Apparently I forgot how to complex, forgot that I could WLOG one of the complex coordinates as $1$ like what @2above did. Complex Solution. Take $\omega$ as the unit circle. Since $AN \equiv AB \parallel TS$, we know that $ANTM$ is a trapezoid, and therefore we can let $A(a), T(b), M(c)$ and $N \left( \frac{bc}{a} \right)$. Now, $T$ is the midpoint of $AC$, $M$ is the midpoint of $ST$, and $S$ is the midpoint of $BC$, which gives us \[ C(2b - a), S(2c - b), B (4c + a - 4b) \]Simple calculation gives us $P \left( \frac{2bc}{a + b} \right)$ as well.

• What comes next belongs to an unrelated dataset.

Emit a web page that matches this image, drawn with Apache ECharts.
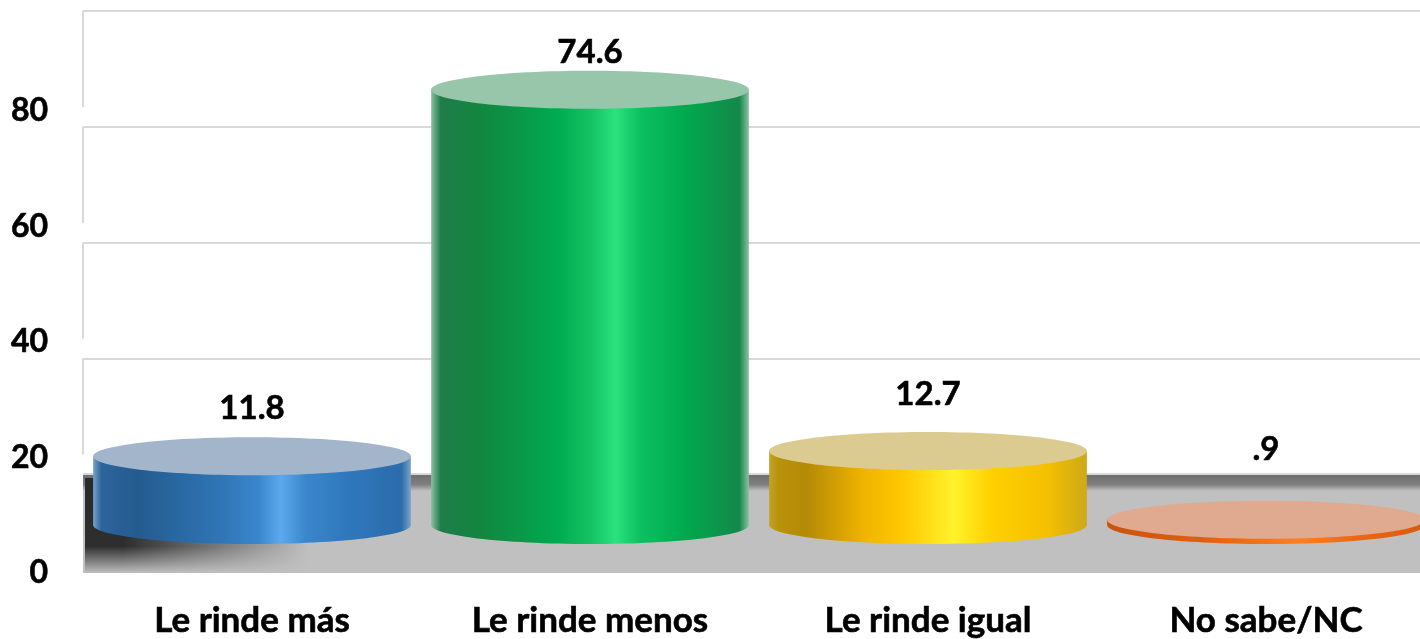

Now we want to prove that $|AB| = |AC| \Leftrightarrow P \in ST$. Now, the condition of $|AB| = |AC|$ is equivalent to \[ |4c + a - 4b - a | = |2b - 2a | \Leftrightarrow (2c - 2b ) \left( \frac{2}{c} - \frac{2}{b} \right) = (b - a) \left( \frac{2}{b} - \frac{2}{a} \right) \Leftrightarrow c(a^2 + b^2 + 6ab) = 4a(b^2 + c^2)\]The condition of $P \in ST$ is equivalent to \begin{align*} \frac{\frac{2bc}{a + b} - 2b + a}{3b - a - 2c} &= \frac{\frac{2a}{(a + b)c} - \frac{2}{b} + \frac{1}{a}}{\frac{3}{b} - \frac{1}{a} - \frac{2}{c}} \\ \left( \frac{2bc}{a + b} - 2b + a \right)(3ac - bc - 2ab) &= \left( \frac{2a^2 b}{a + b} - 2ac + bc \right)(3b - a - 2c ) \\ \frac{a - b}{a + b} ( c(a^2 + b^2) + 6abc - 4ab^2 - 4ac^2) &= 0 \end{align*}Since $a \not= b$, the conclusion follows.